PROBLEM REQUIREMENTS | Copy out the listing that follows, exactly, without its pictures.

MATERIAL |
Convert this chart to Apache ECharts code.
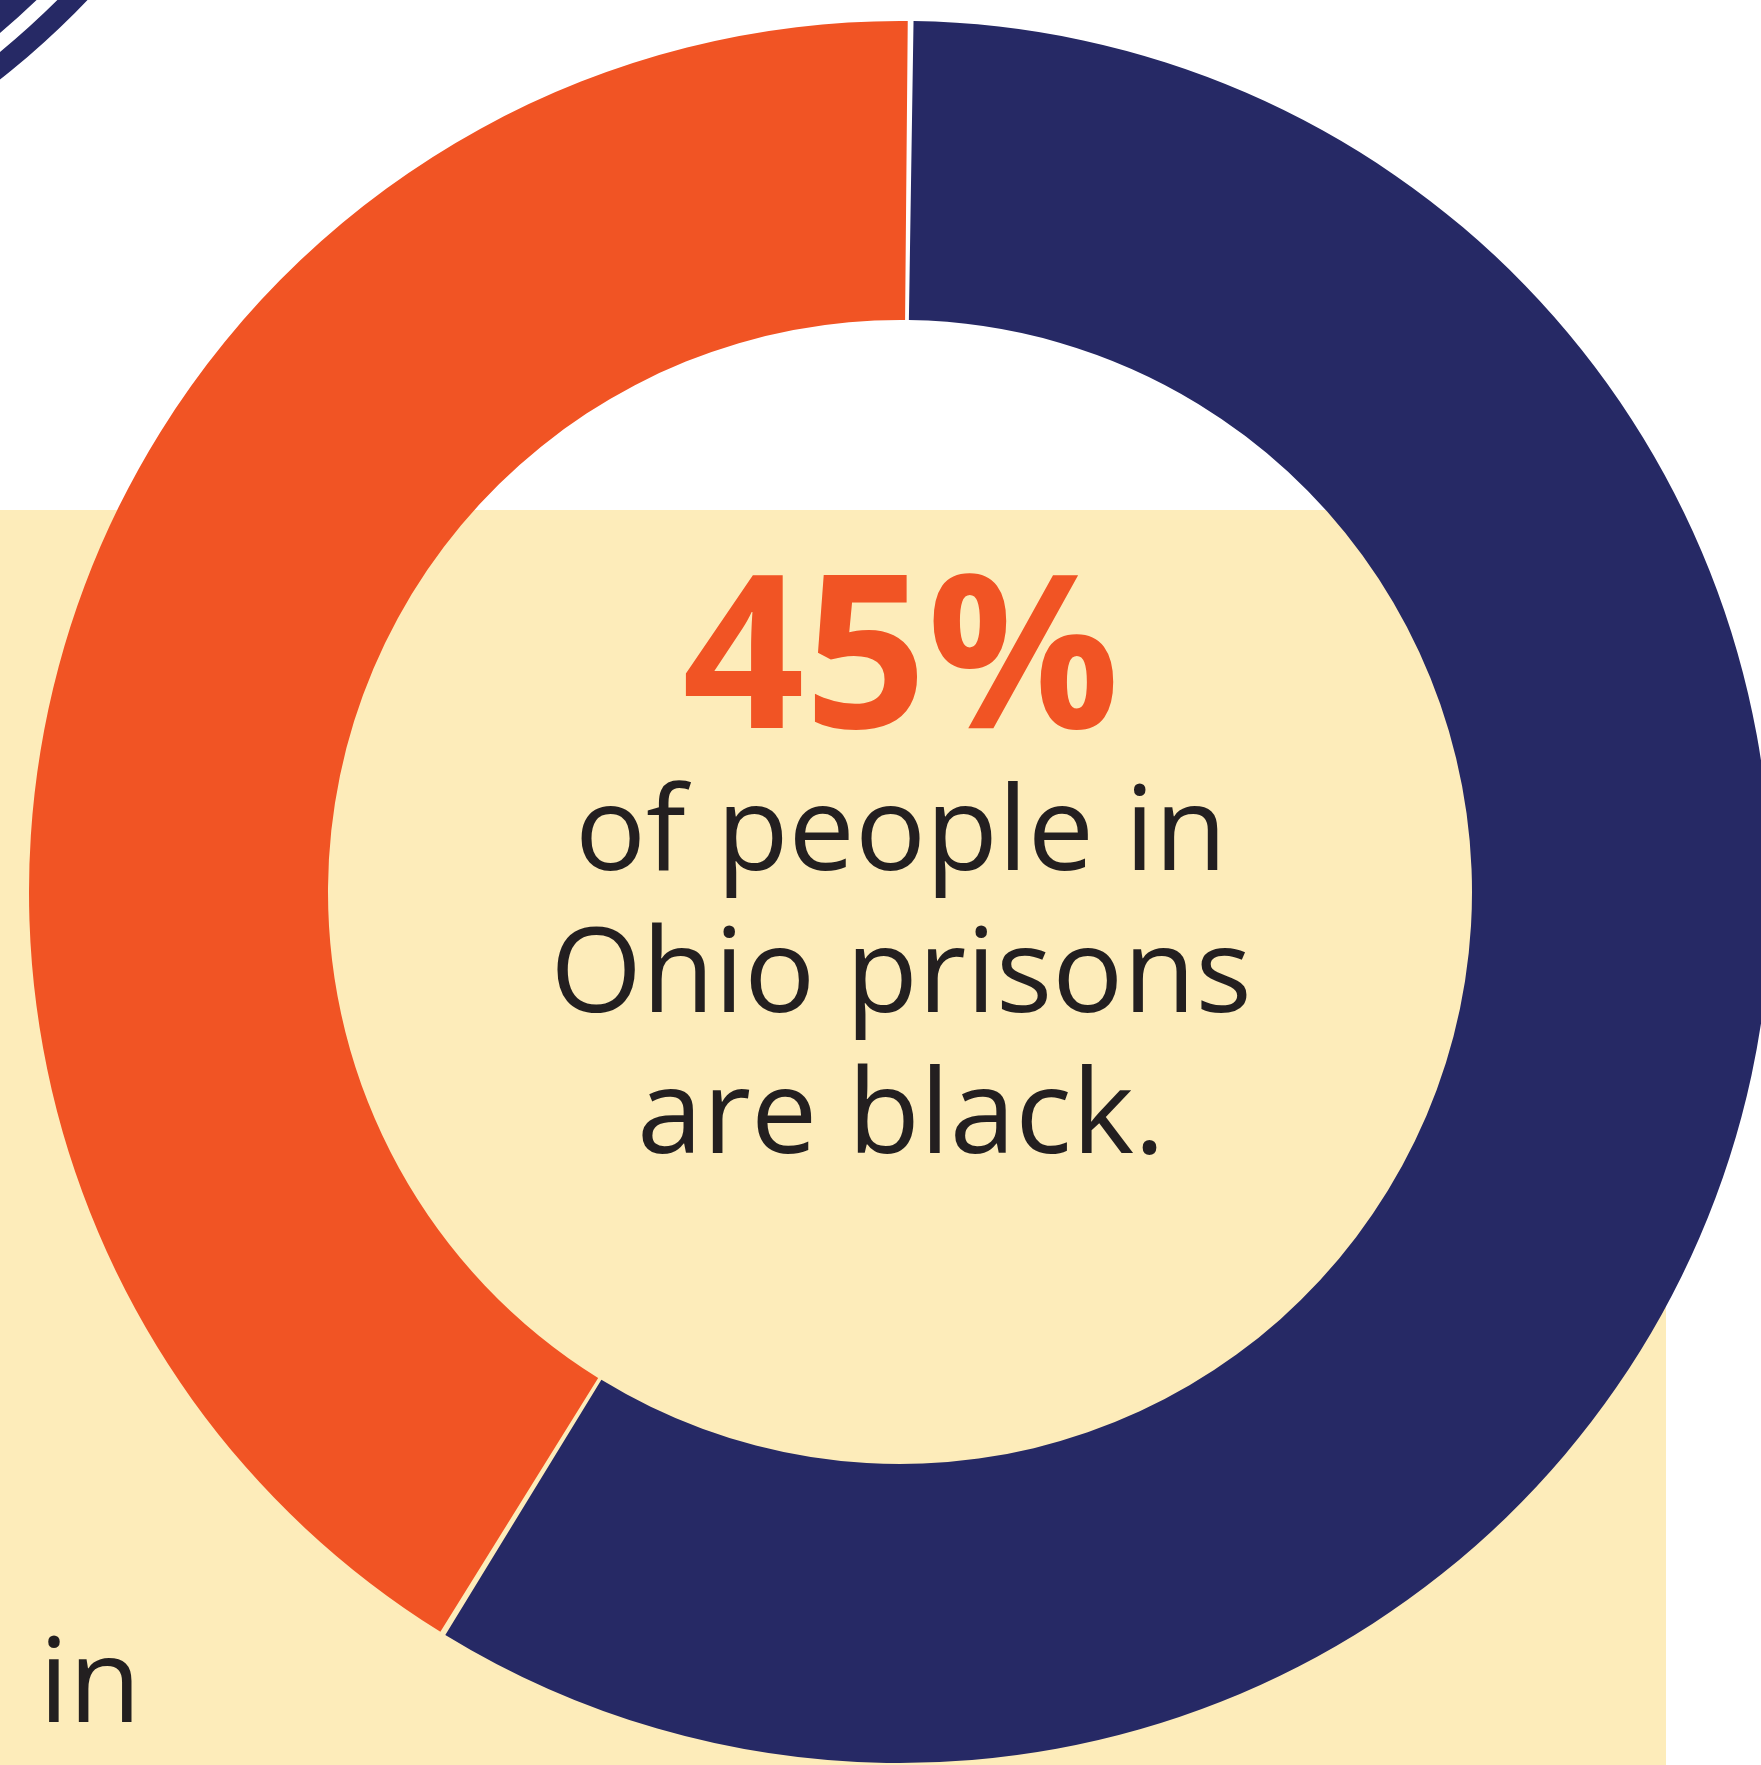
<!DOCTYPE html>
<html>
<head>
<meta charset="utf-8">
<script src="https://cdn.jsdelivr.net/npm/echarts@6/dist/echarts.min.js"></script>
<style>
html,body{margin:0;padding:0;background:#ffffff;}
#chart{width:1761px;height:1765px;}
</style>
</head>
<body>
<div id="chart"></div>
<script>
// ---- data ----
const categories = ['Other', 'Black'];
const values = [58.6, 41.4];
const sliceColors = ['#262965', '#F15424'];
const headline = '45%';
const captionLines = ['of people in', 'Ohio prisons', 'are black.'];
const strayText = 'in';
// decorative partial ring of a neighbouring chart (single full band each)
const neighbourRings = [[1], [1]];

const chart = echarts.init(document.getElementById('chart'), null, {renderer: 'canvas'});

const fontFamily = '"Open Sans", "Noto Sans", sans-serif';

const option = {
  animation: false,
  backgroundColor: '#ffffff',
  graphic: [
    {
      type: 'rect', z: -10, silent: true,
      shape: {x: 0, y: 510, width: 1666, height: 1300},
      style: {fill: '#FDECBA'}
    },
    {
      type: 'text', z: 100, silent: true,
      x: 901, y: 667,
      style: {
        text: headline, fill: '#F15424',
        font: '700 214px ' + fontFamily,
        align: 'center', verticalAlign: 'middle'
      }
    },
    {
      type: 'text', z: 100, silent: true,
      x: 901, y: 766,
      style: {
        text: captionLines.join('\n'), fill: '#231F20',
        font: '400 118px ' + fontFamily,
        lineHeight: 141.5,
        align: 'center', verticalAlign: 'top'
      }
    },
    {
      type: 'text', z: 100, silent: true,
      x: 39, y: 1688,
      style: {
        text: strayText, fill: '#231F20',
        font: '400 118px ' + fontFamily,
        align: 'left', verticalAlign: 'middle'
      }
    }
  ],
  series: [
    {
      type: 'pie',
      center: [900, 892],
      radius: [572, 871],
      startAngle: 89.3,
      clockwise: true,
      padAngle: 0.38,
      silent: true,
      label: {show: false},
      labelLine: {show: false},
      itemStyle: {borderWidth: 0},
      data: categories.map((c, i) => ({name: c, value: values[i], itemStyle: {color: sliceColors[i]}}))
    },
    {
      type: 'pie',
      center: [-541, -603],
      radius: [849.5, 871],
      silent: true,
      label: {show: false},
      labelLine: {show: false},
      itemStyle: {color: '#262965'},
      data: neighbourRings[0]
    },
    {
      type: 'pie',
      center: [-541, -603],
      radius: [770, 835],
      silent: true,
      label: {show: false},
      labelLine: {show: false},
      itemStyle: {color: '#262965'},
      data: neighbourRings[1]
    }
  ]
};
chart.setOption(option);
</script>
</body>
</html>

WRITTEN SOLUTION |
Convert this chart to Apache ECharts code.
<!DOCTYPE html>
<html>
<head>
<meta charset="utf-8">
<script src="https://cdn.jsdelivr.net/npm/echarts@6/dist/echarts.min.js"></script>
<style>
html,body{margin:0;padding:0;background:#ffffff;}
#chart{width:1761px;height:1765px;}
</style>
</head>
<body>
<div id="chart"></div>
<script>
// ---- data ----
const categories = ['Other', 'Black'];
const values = [58.6, 41.4];
const sliceColors = ['#262965', '#F15424'];
const headline = '45%';
const captionLines = ['of people in', 'Ohio prisons', 'are black.'];
const strayText = 'in';
// decorative partial ring of a neighbouring chart (single full band each)
const neighbourRings = [[1], [1]];

const chart = echarts.init(document.getElementById('chart'), null, {renderer: 'canvas'});

const fontFamily = '"Open Sans", "Noto Sans", sans-serif';

const option = {
  animation: false,
  backgroundColor: '#ffffff',
  graphic: [
    {
      type: 'rect', z: -10, silent: true,
      shape: {x: 0, y: 510, width: 1666, height: 1300},
      style: {fill: '#FDECBA'}
    },
    {
      type: 'text', z: 100, silent: true,
      x: 901, y: 667,
      style: {
        text: headline, fill: '#F15424',
        font: '700 214px ' + fontFamily,
        align: 'center', verticalAlign: 'middle'
      }
    },
    {
      type: 'text', z: 100, silent: true,
      x: 901, y: 766,
      style: {
        text: captionLines.join('\n'), fill: '#231F20',
        font: '400 118px ' + fontFamily,
        lineHeight: 141.5,
        align: 'center', verticalAlign: 'top'
      }
    },
    {
      type: 'text', z: 100, silent: true,
      x: 39, y: 1688,
      style: {
        text: strayText, fill: '#231F20',
        font: '400 118px ' + fontFamily,
        align: 'left', verticalAlign: 'middle'
      }
    }
  ],
  series: [
    {
      type: 'pie',
      center: [900, 892],
      radius: [572, 871],
      startAngle: 89.3,
      clockwise: true,
      padAngle: 0.38,
      silent: true,
      label: {show: false},
      labelLine: {show: false},
      itemStyle: {borderWidth: 0},
      data: categories.map((c, i) => ({name: c, value: values[i], itemStyle: {color: sliceColors[i]}}))
    },
    {
      type: 'pie',
      center: [-541, -603],
      radius: [849.5, 871],
      silent: true,
      label: {show: false},
      labelLine: {show: false},
      itemStyle: {color: '#262965'},
      data: neighbourRings[0]
    },
    {
      type: 'pie',
      center: [-541, -603],
      radius: [770, 835],
      silent: true,
      label: {show: false},
      labelLine: {show: false},
      itemStyle: {color: '#262965'},
      data: neighbourRings[1]
    }
  ]
};
chart.setOption(option);
</script>
</body>
</html>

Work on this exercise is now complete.